With the pictures left out, copy the listing below exactly.

:: SUPPLIED INFORMATION

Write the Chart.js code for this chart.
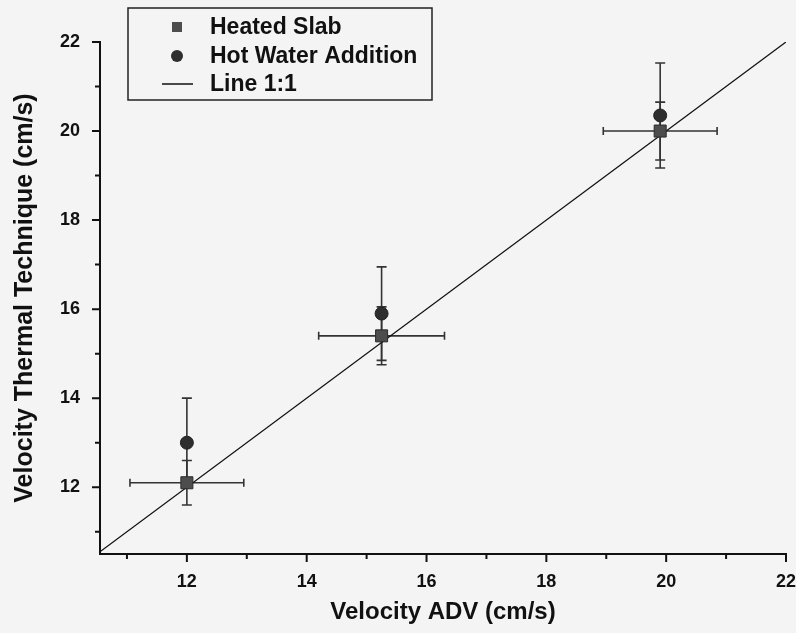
<!DOCTYPE html>
<html>
<head>
<meta charset="utf-8">
<script src="https://cdn.jsdelivr.net/npm/chart.js@4.4.0/dist/chart.umd.min.js"></script>
<style>
  html, body { margin: 0; padding: 0; background: #f4f4f4; }
  canvas { display: block; }
</style>
</head>
<body>
<canvas id="velocityChart" width="796" height="633"></canvas>
<script>
// values (cm/s)
const advVelocity = [12.0, 15.25, 19.9];
const advError = [0.95, 1.05, 0.95];
const slabVelocity = [12.1, 15.4, 20.0];
const slabError = [0.5, 0.65, 0.65];
const waterVelocity = [13.0, 15.9, 20.35];
const waterError = [1.0, 1.05, 1.18];
const lineEnds = [10.5, 22];
const majorTicks = [12, 14, 16, 18, 20, 22];
const minorTicks = [11, 13, 15, 17, 19, 21];
const seriesNames = ['Heated Slab', 'Hot Water Addition', 'Line 1:1'];

const FONT = '"Liberation Sans", Arial, sans-serif';

// error bars, drawn under the markers
const errorBarPlugin = {
    id: 'errorBars',
    beforeDatasetsDraw(chart) {
        const ctx = chart.ctx;
        const xs = chart.scales.x, ys = chart.scales.y;
        ctx.save();
        ctx.strokeStyle = '#333';
        ctx.lineWidth = 1.6;
        function vBar(x, y, err, cap) {
            const px = xs.getPixelForValue(x);
            const top = ys.getPixelForValue(y + err), bot = ys.getPixelForValue(y - err);
            ctx.beginPath();
            ctx.moveTo(px, top); ctx.lineTo(px, bot);
            ctx.moveTo(px - cap, top); ctx.lineTo(px + cap, top);
            ctx.moveTo(px - cap, bot); ctx.lineTo(px + cap, bot);
            ctx.stroke();
        }
        for (let i = 0; i < advVelocity.length; i++) {
            vBar(advVelocity[i], slabVelocity[i], slabError[i], 5);
            vBar(advVelocity[i], waterVelocity[i], waterError[i], 5);
            const py = ys.getPixelForValue(slabVelocity[i]);
            const left = xs.getPixelForValue(advVelocity[i] - advError[i]);
            const right = xs.getPixelForValue(advVelocity[i] + advError[i]);
            ctx.beginPath();
            ctx.moveTo(left, py); ctx.lineTo(right, py);
            ctx.moveTo(left, py - 4); ctx.lineTo(left, py + 4);
            ctx.moveTo(right, py - 4); ctx.lineTo(right, py + 4);
            ctx.stroke();
        }
        ctx.restore();
    }
};

// outward major / minor tick marks
const tickMarkPlugin = {
    id: 'tickMarks',
    afterDraw(chart) {
        const ctx = chart.ctx;
        const xs = chart.scales.x, ys = chart.scales.y;
        const area = chart.chartArea;
        ctx.save();
        ctx.strokeStyle = '#111';
        ctx.lineWidth = 2;
        ctx.beginPath();
        majorTicks.forEach(v => {
            const px = xs.getPixelForValue(v), py = ys.getPixelForValue(v);
            ctx.moveTo(px, area.bottom); ctx.lineTo(px, area.bottom + 8);
            ctx.moveTo(area.left, py); ctx.lineTo(area.left - 8, py);
        });
        minorTicks.forEach(v => {
            const px = xs.getPixelForValue(v), py = ys.getPixelForValue(v);
            ctx.moveTo(px, area.bottom); ctx.lineTo(px, area.bottom + 5);
            ctx.moveTo(area.left, py); ctx.lineTo(area.left - 5, py);
        });
        ctx.stroke();
        ctx.restore();
    }
};

// boxed legend sitting over the top-left corner
const legendBoxPlugin = {
    id: 'legendBox',
    afterDraw(chart) {
        const ctx = chart.ctx;
        const ds = chart.data.datasets;
        ctx.save();
        ctx.fillStyle = '#f4f4f4';
        ctx.fillRect(128, 8, 304, 92);
        ctx.strokeStyle = '#222';
        ctx.lineWidth = 1.5;
        ctx.strokeRect(128, 8, 304, 92);

        const rows = [27, 56, 84];
        ctx.font = 'bold 23px ' + FONT;
        ctx.textBaseline = 'middle';
        rows.forEach((y, i) => {
            ctx.fillStyle = '#111';
            ctx.fillText(seriesNames[i], 210, y + 1);
        });
        // square
        ctx.fillStyle = ds[0].backgroundColor;
        ctx.fillRect(172, rows[0] - 5, 10, 10);
        // circle
        ctx.fillStyle = ds[1].backgroundColor;
        ctx.beginPath();
        ctx.arc(177, rows[1], 6, 0, Math.PI * 2);
        ctx.fill();
        // line
        ctx.strokeStyle = ds[2].borderColor;
        ctx.lineWidth = 1.5;
        ctx.beginPath();
        ctx.moveTo(162, rows[2]); ctx.lineTo(193, rows[2]);
        ctx.stroke();
        ctx.restore();
    }
};

const ctx = document.getElementById('velocityChart').getContext('2d');
const velocityChart = new Chart(ctx, {
    type: 'scatter',
    data: {
        datasets: [{
            label: seriesNames[0],
            data: advVelocity.map((x, i) => ({ x: x, y: slabVelocity[i] })),
            pointStyle: 'rect',
            pointRadius: 8.5,
            backgroundColor: '#4d4d4d',
            borderColor: '#2a2a2a',
            borderWidth: 1
        }, {
            label: seriesNames[1],
            data: advVelocity.map((x, i) => ({ x: x, y: waterVelocity[i] })),
            pointStyle: 'circle',
            pointRadius: 6.5,
            backgroundColor: '#2e2e2e',
            borderColor: '#222',
            borderWidth: 1
        }, {
            type: 'line',
            label: seriesNames[2],
            data: lineEnds.map(v => ({ x: v, y: v })),
            borderColor: '#111',
            borderWidth: 1.3,
            pointRadius: 0,
            fill: false
        }]
    },
    options: {
        responsive: false,
        animation: false,
        layout: { padding: { top: 42, right: 10, left: 0, bottom: 0 } },
        plugins: {
            legend: { display: false },
            tooltip: { enabled: false }
        },
        scales: {
            x: {
                type: 'linear',
                min: 10.55,
                max: 22,
                grid: { display: false, drawTicks: false },
                border: { display: true, color: '#111', width: 2 },
                ticks: {
                    padding: 17,
                    color: '#111',
                    font: { family: FONT, size: 18, weight: 'bold' }
                },
                afterBuildTicks: scale => { scale.ticks = majorTicks.map(v => ({ value: v })); },
                afterFit: scale => {
                    scale.height = 79;
                    scale.paddingLeft = 0;
                    scale.paddingRight = 0;
                },
                title: {
                    display: true,
                    text: 'Velocity ADV (cm/s)',
                    color: '#111',
                    font: { family: FONT, size: 24, weight: 'bold' },
                    padding: { top: 0, bottom: 6 }
                }
            },
            y: {
                type: 'linear',
                min: 10.5,
                max: 22,
                grid: { display: false, drawTicks: false },
                border: { display: true, color: '#111', width: 2 },
                ticks: {
                    padding: 20,
                    color: '#111',
                    font: { family: FONT, size: 18, weight: 'bold' }
                },
                afterBuildTicks: scale => { scale.ticks = majorTicks.map(v => ({ value: v })); },
                afterFit: scale => {
                    scale.width = 100;
                    scale.paddingTop = 0;
                    scale.paddingBottom = 0;
                },
                title: {
                    display: true,
                    text: 'Velocity Thermal Technique (cm/s)',
                    color: '#111',
                    font: { family: FONT, size: 25, weight: 'bold' },
                    padding: { top: 10, bottom: 0 }
                }
            }
        }
    },
    plugins: [errorBarPlugin, tickMarkPlugin, legendBoxPlugin]
});
</script>
</body>
</html>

::::

### SOLUTION FOR THIS TASK
Write the Chart.js code for this chart.
<!DOCTYPE html>
<html>
<head>
<meta charset="utf-8">
<script src="https://cdn.jsdelivr.net/npm/chart.js@4.4.0/dist/chart.umd.min.js"></script>
<style>
  html, body { margin: 0; padding: 0; background: #f4f4f4; }
  canvas { display: block; }
</style>
</head>
<body>
<canvas id="velocityChart" width="796" height="633"></canvas>
<script>
// values (cm/s)
const advVelocity = [12.0, 15.25, 19.9];
const advError = [0.95, 1.05, 0.95];
const slabVelocity = [12.1, 15.4, 20.0];
const slabError = [0.5, 0.65, 0.65];
const waterVelocity = [13.0, 15.9, 20.35];
const waterError = [1.0, 1.05, 1.18];
const lineEnds = [10.5, 22];
const majorTicks = [12, 14, 16, 18, 20, 22];
const minorTicks = [11, 13, 15, 17, 19, 21];
const seriesNames = ['Heated Slab', 'Hot Water Addition', 'Line 1:1'];

const FONT = '"Liberation Sans", Arial, sans-serif';

// error bars, drawn under the markers
const errorBarPlugin = {
    id: 'errorBars',
    beforeDatasetsDraw(chart) {
        const ctx = chart.ctx;
        const xs = chart.scales.x, ys = chart.scales.y;
        ctx.save();
        ctx.strokeStyle = '#333';
        ctx.lineWidth = 1.6;
        function vBar(x, y, err, cap) {
            const px = xs.getPixelForValue(x);
            const top = ys.getPixelForValue(y + err), bot = ys.getPixelForValue(y - err);
            ctx.beginPath();
            ctx.moveTo(px, top); ctx.lineTo(px, bot);
            ctx.moveTo(px - cap, top); ctx.lineTo(px + cap, top);
            ctx.moveTo(px - cap, bot); ctx.lineTo(px + cap, bot);
            ctx.stroke();
        }
        for (let i = 0; i < advVelocity.length; i++) {
            vBar(advVelocity[i], slabVelocity[i], slabError[i], 5);
            vBar(advVelocity[i], waterVelocity[i], waterError[i], 5);
            const py = ys.getPixelForValue(slabVelocity[i]);
            const left = xs.getPixelForValue(advVelocity[i] - advError[i]);
            const right = xs.getPixelForValue(advVelocity[i] + advError[i]);
            ctx.beginPath();
            ctx.moveTo(left, py); ctx.lineTo(right, py);
            ctx.moveTo(left, py - 4); ctx.lineTo(left, py + 4);
            ctx.moveTo(right, py - 4); ctx.lineTo(right, py + 4);
            ctx.stroke();
        }
        ctx.restore();
    }
};

// outward major / minor tick marks
const tickMarkPlugin = {
    id: 'tickMarks',
    afterDraw(chart) {
        const ctx = chart.ctx;
        const xs = chart.scales.x, ys = chart.scales.y;
        const area = chart.chartArea;
        ctx.save();
        ctx.strokeStyle = '#111';
        ctx.lineWidth = 2;
        ctx.beginPath();
        majorTicks.forEach(v => {
            const px = xs.getPixelForValue(v), py = ys.getPixelForValue(v);
            ctx.moveTo(px, area.bottom); ctx.lineTo(px, area.bottom + 8);
            ctx.moveTo(area.left, py); ctx.lineTo(area.left - 8, py);
        });
        minorTicks.forEach(v => {
            const px = xs.getPixelForValue(v), py = ys.getPixelForValue(v);
            ctx.moveTo(px, area.bottom); ctx.lineTo(px, area.bottom + 5);
            ctx.moveTo(area.left, py); ctx.lineTo(area.left - 5, py);
        });
        ctx.stroke();
        ctx.restore();
    }
};

// boxed legend sitting over the top-left corner
const legendBoxPlugin = {
    id: 'legendBox',
    afterDraw(chart) {
        const ctx = chart.ctx;
        const ds = chart.data.datasets;
        ctx.save();
        ctx.fillStyle = '#f4f4f4';
        ctx.fillRect(128, 8, 304, 92);
        ctx.strokeStyle = '#222';
        ctx.lineWidth = 1.5;
        ctx.strokeRect(128, 8, 304, 92);

        const rows = [27, 56, 84];
        ctx.font = 'bold 23px ' + FONT;
        ctx.textBaseline = 'middle';
        rows.forEach((y, i) => {
            ctx.fillStyle = '#111';
            ctx.fillText(seriesNames[i], 210, y + 1);
        });
        // square
        ctx.fillStyle = ds[0].backgroundColor;
        ctx.fillRect(172, rows[0] - 5, 10, 10);
        // circle
        ctx.fillStyle = ds[1].backgroundColor;
        ctx.beginPath();
        ctx.arc(177, rows[1], 6, 0, Math.PI * 2);
        ctx.fill();
        // line
        ctx.strokeStyle = ds[2].borderColor;
        ctx.lineWidth = 1.5;
        ctx.beginPath();
        ctx.moveTo(162, rows[2]); ctx.lineTo(193, rows[2]);
        ctx.stroke();
        ctx.restore();
    }
};

const ctx = document.getElementById('velocityChart').getContext('2d');
const velocityChart = new Chart(ctx, {
    type: 'scatter',
    data: {
        datasets: [{
            label: seriesNames[0],
            data: advVelocity.map((x, i) => ({ x: x, y: slabVelocity[i] })),
            pointStyle: 'rect',
            pointRadius: 8.5,
            backgroundColor: '#4d4d4d',
            borderColor: '#2a2a2a',
            borderWidth: 1
        }, {
            label: seriesNames[1],
            data: advVelocity.map((x, i) => ({ x: x, y: waterVelocity[i] })),
            pointStyle: 'circle',
            pointRadius: 6.5,
            backgroundColor: '#2e2e2e',
            borderColor: '#222',
            borderWidth: 1
        }, {
            type: 'line',
            label: seriesNames[2],
            data: lineEnds.map(v => ({ x: v, y: v })),
            borderColor: '#111',
            borderWidth: 1.3,
            pointRadius: 0,
            fill: false
        }]
    },
    options: {
        responsive: false,
        animation: false,
        layout: { padding: { top: 42, right: 10, left: 0, bottom: 0 } },
        plugins: {
            legend: { display: false },
            tooltip: { enabled: false }
        },
        scales: {
            x: {
                type: 'linear',
                min: 10.55,
                max: 22,
                grid: { display: false, drawTicks: false },
                border: { display: true, color: '#111', width: 2 },
                ticks: {
                    padding: 17,
                    color: '#111',
                    font: { family: FONT, size: 18, weight: 'bold' }
                },
                afterBuildTicks: scale => { scale.ticks = majorTicks.map(v => ({ value: v })); },
                afterFit: scale => {
                    scale.height = 79;
                    scale.paddingLeft = 0;
                    scale.paddingRight = 0;
                },
                title: {
                    display: true,
                    text: 'Velocity ADV (cm/s)',
                    color: '#111',
                    font: { family: FONT, size: 24, weight: 'bold' },
                    padding: { top: 0, bottom: 6 }
                }
            },
            y: {
                type: 'linear',
                min: 10.5,
                max: 22,
                grid: { display: false, drawTicks: false },
                border: { display: true, color: '#111', width: 2 },
                ticks: {
                    padding: 20,
                    color: '#111',
                    font: { family: FONT, size: 18, weight: 'bold' }
                },
                afterBuildTicks: scale => { scale.ticks = majorTicks.map(v => ({ value: v })); },
                afterFit: scale => {
                    scale.width = 100;
                    scale.paddingTop = 0;
                    scale.paddingBottom = 0;
                },
                title: {
                    display: true,
                    text: 'Velocity Thermal Technique (cm/s)',
                    color: '#111',
                    font: { family: FONT, size: 25, weight: 'bold' },
                    padding: { top: 10, bottom: 0 }
                }
            }
        }
    },
    plugins: [errorBarPlugin, tickMarkPlugin, legendBoxPlugin]
});
</script>
</body>
</html>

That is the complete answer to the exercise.